■ DATASET ROWS
--- Begin ---
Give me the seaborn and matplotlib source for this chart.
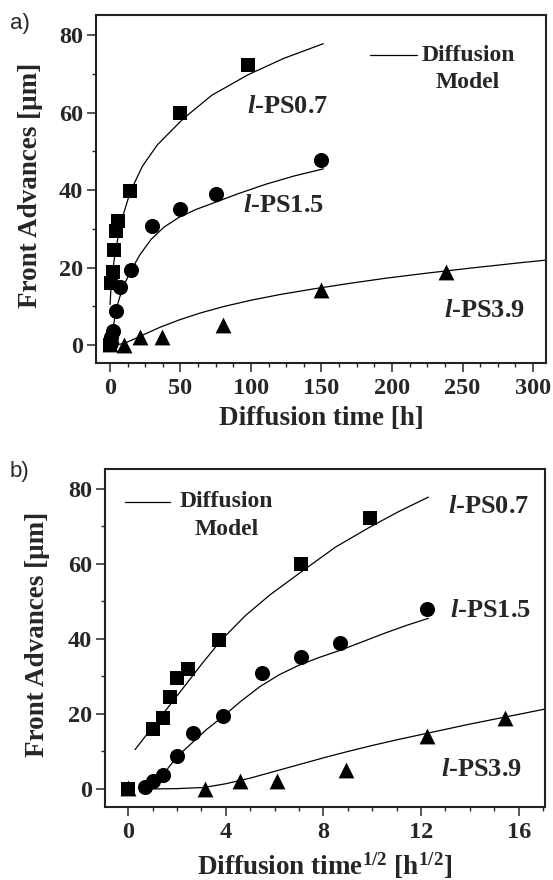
--- End ---
--- Begin ---
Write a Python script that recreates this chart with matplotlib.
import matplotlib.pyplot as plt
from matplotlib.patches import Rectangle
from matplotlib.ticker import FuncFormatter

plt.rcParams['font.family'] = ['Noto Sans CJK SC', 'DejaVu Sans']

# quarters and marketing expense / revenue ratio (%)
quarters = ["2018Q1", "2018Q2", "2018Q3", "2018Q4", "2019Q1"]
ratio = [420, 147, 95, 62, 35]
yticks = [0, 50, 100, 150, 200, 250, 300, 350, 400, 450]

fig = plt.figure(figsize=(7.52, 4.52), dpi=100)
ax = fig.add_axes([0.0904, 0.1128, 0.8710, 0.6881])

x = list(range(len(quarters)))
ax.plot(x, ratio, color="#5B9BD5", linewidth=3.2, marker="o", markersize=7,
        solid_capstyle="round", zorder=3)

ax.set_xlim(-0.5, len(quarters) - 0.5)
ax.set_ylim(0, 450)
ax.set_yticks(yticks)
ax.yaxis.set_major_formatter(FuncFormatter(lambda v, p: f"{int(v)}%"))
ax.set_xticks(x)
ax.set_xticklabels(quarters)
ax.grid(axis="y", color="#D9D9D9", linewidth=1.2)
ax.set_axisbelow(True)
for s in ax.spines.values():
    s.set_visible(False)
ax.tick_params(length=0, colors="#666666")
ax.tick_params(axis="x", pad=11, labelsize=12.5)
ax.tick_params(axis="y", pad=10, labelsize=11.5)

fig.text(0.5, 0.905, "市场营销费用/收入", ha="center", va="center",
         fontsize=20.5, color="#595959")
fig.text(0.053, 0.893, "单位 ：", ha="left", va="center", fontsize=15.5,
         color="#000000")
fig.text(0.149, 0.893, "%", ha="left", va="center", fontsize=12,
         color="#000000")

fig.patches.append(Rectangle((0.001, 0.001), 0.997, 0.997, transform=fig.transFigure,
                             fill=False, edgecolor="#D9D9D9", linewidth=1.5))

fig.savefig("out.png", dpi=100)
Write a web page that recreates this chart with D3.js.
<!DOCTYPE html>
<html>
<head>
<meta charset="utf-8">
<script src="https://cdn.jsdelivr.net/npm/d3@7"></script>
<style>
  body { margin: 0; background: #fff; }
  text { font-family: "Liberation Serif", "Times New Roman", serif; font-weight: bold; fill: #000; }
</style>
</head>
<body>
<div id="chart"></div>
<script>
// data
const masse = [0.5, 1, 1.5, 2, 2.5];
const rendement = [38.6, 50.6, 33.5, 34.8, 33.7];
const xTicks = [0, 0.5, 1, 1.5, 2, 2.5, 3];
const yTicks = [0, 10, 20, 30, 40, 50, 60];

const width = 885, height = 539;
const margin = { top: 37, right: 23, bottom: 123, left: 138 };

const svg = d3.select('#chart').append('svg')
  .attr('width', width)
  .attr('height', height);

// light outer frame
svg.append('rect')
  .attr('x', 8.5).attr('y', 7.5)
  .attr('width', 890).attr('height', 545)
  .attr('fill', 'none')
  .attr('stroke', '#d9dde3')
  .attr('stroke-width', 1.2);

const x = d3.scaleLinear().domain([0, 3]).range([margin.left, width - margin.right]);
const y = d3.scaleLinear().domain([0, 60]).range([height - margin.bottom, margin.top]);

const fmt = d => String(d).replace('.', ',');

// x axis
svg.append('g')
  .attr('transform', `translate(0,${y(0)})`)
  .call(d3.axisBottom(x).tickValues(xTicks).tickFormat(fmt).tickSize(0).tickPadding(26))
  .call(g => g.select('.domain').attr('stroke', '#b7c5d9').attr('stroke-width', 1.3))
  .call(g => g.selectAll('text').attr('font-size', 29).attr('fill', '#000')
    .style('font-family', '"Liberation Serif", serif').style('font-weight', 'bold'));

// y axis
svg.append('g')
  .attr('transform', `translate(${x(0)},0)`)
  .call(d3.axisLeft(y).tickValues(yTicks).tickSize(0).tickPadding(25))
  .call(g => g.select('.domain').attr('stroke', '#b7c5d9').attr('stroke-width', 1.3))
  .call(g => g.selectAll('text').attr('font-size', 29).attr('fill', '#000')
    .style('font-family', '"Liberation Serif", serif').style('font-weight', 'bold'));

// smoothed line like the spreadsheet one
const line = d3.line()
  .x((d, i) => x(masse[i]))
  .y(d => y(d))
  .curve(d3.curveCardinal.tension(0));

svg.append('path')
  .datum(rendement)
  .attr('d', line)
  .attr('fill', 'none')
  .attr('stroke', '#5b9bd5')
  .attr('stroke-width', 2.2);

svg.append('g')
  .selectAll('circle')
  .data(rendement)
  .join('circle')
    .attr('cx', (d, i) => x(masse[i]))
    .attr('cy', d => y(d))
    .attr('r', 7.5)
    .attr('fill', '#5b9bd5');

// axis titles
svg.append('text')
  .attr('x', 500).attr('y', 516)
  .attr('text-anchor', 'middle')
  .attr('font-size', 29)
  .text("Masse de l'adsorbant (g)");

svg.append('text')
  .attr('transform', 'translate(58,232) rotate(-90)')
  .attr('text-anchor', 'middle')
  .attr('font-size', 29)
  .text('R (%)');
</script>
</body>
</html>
--- End ---
List the lines of the material in which the word "script" occurs.

Write a Python script that recreates this chart with matplotlib.
<script src="https://cdn.jsdelivr.net/npm/d3@7"></script>
<script>
</script>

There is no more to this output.